What Is Fundamental Theorem Of Algebra

The fundamental theorem of algebra, a cornerstone of mathematical analysis, elegantly states that every non-constant single-variable polynomial with complex coefficients has at least one complex root. This seemingly simple declaration carries profound implications, bridging the worlds of algebra and analysis and providing a powerful tool for understanding the behavior of polynomials.

Unpacking the Theorem

At its heart, the fundamental theorem of algebra guarantees the existence of solutions to polynomial equations. Imagine a polynomial like x² + 1 = 0. This equation has no solutions within the realm of real numbers because the square of any real number is always non-negative. However, when we introduce the concept of imaginary numbers (specifically, i, where i² = -1), we find that x = i and x = -i are solutions. The fundamental theorem assures us that such solutions always exist, albeit potentially within the complex number system.

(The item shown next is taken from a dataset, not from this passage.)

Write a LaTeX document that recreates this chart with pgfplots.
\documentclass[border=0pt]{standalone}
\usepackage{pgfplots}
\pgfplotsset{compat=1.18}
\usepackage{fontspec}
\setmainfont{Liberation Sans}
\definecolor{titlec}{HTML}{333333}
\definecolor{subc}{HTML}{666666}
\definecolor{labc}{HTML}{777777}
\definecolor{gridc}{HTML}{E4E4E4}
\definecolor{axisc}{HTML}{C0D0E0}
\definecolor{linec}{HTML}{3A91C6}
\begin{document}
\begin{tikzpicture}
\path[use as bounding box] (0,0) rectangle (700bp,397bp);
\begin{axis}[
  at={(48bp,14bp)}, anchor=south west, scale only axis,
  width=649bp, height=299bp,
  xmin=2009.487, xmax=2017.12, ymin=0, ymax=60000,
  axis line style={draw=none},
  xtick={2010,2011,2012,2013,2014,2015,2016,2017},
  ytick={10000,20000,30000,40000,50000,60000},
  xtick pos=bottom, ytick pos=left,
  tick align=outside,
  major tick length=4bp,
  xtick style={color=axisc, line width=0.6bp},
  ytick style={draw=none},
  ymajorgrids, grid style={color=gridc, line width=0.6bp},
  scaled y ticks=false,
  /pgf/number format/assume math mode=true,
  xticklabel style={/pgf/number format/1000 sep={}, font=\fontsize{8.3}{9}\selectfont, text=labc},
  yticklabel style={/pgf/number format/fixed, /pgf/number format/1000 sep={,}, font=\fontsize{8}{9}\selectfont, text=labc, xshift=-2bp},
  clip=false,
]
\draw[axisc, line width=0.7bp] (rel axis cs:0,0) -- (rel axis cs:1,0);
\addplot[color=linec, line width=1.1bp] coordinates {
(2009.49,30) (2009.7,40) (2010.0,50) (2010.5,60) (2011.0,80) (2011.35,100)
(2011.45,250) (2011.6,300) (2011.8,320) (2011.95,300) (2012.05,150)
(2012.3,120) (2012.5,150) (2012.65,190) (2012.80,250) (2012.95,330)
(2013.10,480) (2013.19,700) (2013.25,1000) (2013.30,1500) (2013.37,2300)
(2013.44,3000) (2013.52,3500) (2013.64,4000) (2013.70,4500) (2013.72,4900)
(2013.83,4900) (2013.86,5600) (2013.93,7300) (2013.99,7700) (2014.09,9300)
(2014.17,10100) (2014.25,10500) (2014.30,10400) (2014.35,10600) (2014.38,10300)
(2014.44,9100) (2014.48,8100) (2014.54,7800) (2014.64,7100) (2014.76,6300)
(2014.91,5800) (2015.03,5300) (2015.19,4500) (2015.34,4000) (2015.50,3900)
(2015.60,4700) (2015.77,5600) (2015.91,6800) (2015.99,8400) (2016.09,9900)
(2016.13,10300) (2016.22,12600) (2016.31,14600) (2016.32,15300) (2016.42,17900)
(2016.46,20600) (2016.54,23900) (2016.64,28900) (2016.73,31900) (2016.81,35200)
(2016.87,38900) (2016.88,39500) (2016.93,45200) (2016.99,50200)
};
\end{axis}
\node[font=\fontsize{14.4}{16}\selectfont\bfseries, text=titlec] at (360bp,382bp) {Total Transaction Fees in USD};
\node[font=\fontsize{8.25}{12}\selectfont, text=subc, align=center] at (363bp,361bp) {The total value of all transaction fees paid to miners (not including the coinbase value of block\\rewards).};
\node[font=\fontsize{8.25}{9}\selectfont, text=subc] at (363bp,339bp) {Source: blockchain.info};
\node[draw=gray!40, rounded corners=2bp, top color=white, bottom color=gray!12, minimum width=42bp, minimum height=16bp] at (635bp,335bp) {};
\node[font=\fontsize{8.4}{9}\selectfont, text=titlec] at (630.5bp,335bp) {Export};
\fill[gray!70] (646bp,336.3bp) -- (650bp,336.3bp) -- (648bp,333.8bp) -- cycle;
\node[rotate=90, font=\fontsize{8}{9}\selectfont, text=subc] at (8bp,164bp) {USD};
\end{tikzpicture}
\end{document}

More formally, consider a polynomial of degree n:

P(x) = aₙxⁿ + aₙ₋₁xⁿ⁻¹ + ... + a₁x + a₀

where aₙ, aₙ₋₁, ..., a₁, a₀ are complex coefficients and aₙ ≠ 0. The fundamental theorem of algebra asserts that there exists at least one complex number c such that P(c) = 0. In other words, c is a root or zero of the polynomial P(x).

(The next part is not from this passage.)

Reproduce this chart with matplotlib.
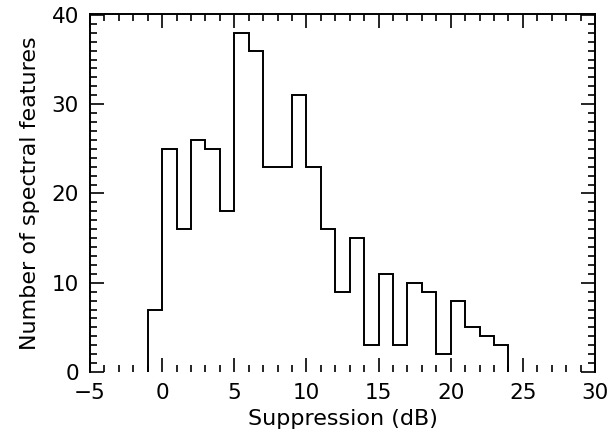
import matplotlib
matplotlib.use("Agg")
import matplotlib.pyplot as plt
from matplotlib.ticker import MultipleLocator

# histogram of suppression values, 1 dB bins
bin_edges = list(range(-1, 25))
counts = [7, 25, 16, 26, 25, 18, 38, 36, 23, 23, 31, 23, 16, 9, 15,
          3, 11, 3, 10, 9, 2, 8, 5, 4, 3]
xtick_vals = [-5, 0, 5, 10, 15, 20, 25, 30]
xtick_labels = ['\u22125', '0', '5', '10', '15', '20', '25', '30']

plt.rcParams['font.family'] = ['DejaVu Sans']

fig = plt.figure(figsize=(6.15, 4.37), dpi=100)
ax = fig.add_axes([0.1463, 0.1487, 0.8212, 0.8193])

ax.stairs(counts, bin_edges, baseline=0, color='black', linewidth=1.4)

ax.set_xlim(-5, 30)
ax.set_ylim(0, 40.1)
ax.xaxis.set_minor_locator(MultipleLocator(1))
ax.yaxis.set_major_locator(MultipleLocator(10))
ax.yaxis.set_minor_locator(MultipleLocator(1))
ax.set_xticks(xtick_vals)
ax.set_xticklabels(xtick_labels)

ax.tick_params(which='both', direction='in', top=True, right=True,
               labelsize=15.5, width=1.2, color='black', labelcolor='black')
ax.tick_params(which='major', length=10, pad=8)
ax.tick_params(which='minor', length=5)
ax.tick_params(axis='y', which='major', pad=8)

for side in ['left', 'right', 'top']:
    ax.spines[side].set_linewidth(1.4)
ax.spines['bottom'].set_visible(False)

ax.set_xlabel('Suppression (dB)', fontsize=16, labelpad=4)
ax.set_ylabel('Number of spectral features', fontsize=16, labelpad=8)

fig.savefig('out.png', dpi=100)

This theorem extends further: a polynomial of degree n has exactly n complex roots, counted with multiplicity. Multiplicity refers to the number of times a particular root appears as a solution. For instance, the polynomial (x - 2)² = x² - 4x + 4 has a degree of 2 and the root x = 2 appears twice. Therefore, its multiplicity is 2.

A Journey Through History

The quest to understand and prove the fundamental theorem of algebra spans centuries and involves the contributions of numerous mathematicians. While the theorem itself is relatively straightforward to state, its proof is surprisingly intricate and requires tools from complex analysis.

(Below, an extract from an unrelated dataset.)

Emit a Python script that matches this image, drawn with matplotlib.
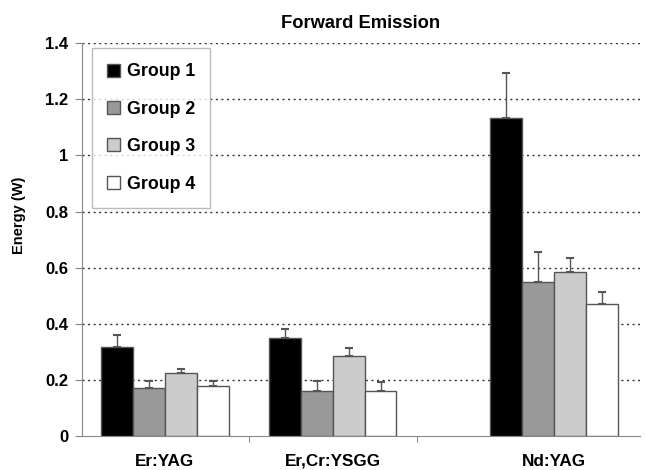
import numpy as np
import matplotlib.pyplot as plt

plt.rcParams['font.family'] = ['Liberation Sans', 'DejaVu Sans']
plt.rcParams['font.weight'] = 'bold'

## Values
categories = ['Er:YAG', 'Er,Cr:YSGG', 'Nd:YAG']
groups = ['Group 1', 'Group 2', 'Group 3', 'Group 4']
means = [
    [0.317, 0.349, 1.133],   # Group 1
    [0.171, 0.160, 0.549],   # Group 2
    [0.224, 0.285, 0.584],   # Group 3
    [0.178, 0.160, 0.470],   # Group 4
]
errs = [
    [0.043, 0.032, 0.160],
    [0.025, 0.036, 0.106],
    [0.015, 0.028, 0.050],
    [0.018, 0.032, 0.043],
]
colors = ['#000000', '#999999', '#cccccc', '#ffffff']

## category centres (the original figure is not evenly spaced)
xpos = np.array([0, 1, 2.32])
width = 0.19

fig = plt.figure(figsize=(6.45, 4.7), dpi=100, facecolor='w')
ax = fig.add_axes([0.127, 0.072, 0.865, 0.8365])

for i, g in enumerate(groups):
    x = xpos + (i - 1.5) * width
    yerr = [np.zeros(len(categories)), errs[i]]
    ax.bar(x, means[i], width, color=colors[i], edgecolor='#555555', linewidth=1,
           label=g, zorder=3,
           yerr=yerr, error_kw=dict(ecolor='#555555', elinewidth=1, capsize=3, capthick=1.5))

ax.set_ylim(0, 1.4)
ax.set_xlim(-0.494, 2.83)
ax.set_yticks(np.arange(0, 1.41, 0.2))
ax.set_yticklabels(['0', '0.2', '0.4', '0.6', '0.8', '1', '1.2', '1.4'], fontsize=12, fontweight='bold')
for yv in np.arange(0.2, 1.41, 0.2):
    ax.axhline(yv, color='#333333', linestyle=(0, (1.5, 2.5)), linewidth=1, zorder=1)

## category labels with ticks at the boundaries
ax.set_xticks([0.5, 1.5])
ax.set_xticklabels([])
ax.tick_params(axis='x', length=4, color='#888888', direction='out')
ax.tick_params(axis='y', length=5, color='#888888', direction='out', pad=5)
for xc, c in zip(xpos, categories):
    ax.text(xc, -0.045, c, ha='center', va='top', fontsize=12.3, fontweight='bold',
            transform=ax.get_xaxis_transform())

for s in ['top', 'right']:
    ax.spines[s].set_visible(False)
for s in ['left', 'bottom']:
    ax.spines[s].set_color('#888888')

ax.set_ylabel('Energy (W)', fontsize=10.5, fontweight='bold')
ax.yaxis.set_label_coords(-0.1, 0.562)
ax.set_title('Forward Emission', fontsize=13.2, fontweight='bold', pad=11)

leg = ax.legend(loc='upper left', bbox_to_anchor=(0.018, 0.987), borderaxespad=0,
                fontsize=12.8, frameon=True, fancybox=False, edgecolor='#aaaaaa',
                handlelength=0.75, handleheight=0.75, handletextpad=0.35,
                labelspacing=1.15, borderpad=0.85)
for t in leg.get_texts():
    t.set_fontweight('bold')
leg.get_frame().set_linewidth(1)

fig.savefig('out.png', dpi=100)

Early glimpses of the theorem can be traced back to the 16th century. Mathematicians like Girard and Descartes alluded to the idea that a polynomial of degree n should have n roots, but their statements lacked rigor and didn't explicitly acknowledge the possibility of complex roots.

Gauss's Pioneering Work: Carl Friedrich Gauss is widely credited with providing the first generally accepted proof of the fundamental theorem of algebra in his doctoral dissertation in 1799. However, it's important to note that Gauss's initial proof had some gaps that he later addressed in subsequent proofs. Gauss offered a total of four different proofs throughout his career, each employing different approaches and solidifying the theorem's validity. His proofs were revolutionary, marking a significant advancement in understanding the nature of polynomial equations.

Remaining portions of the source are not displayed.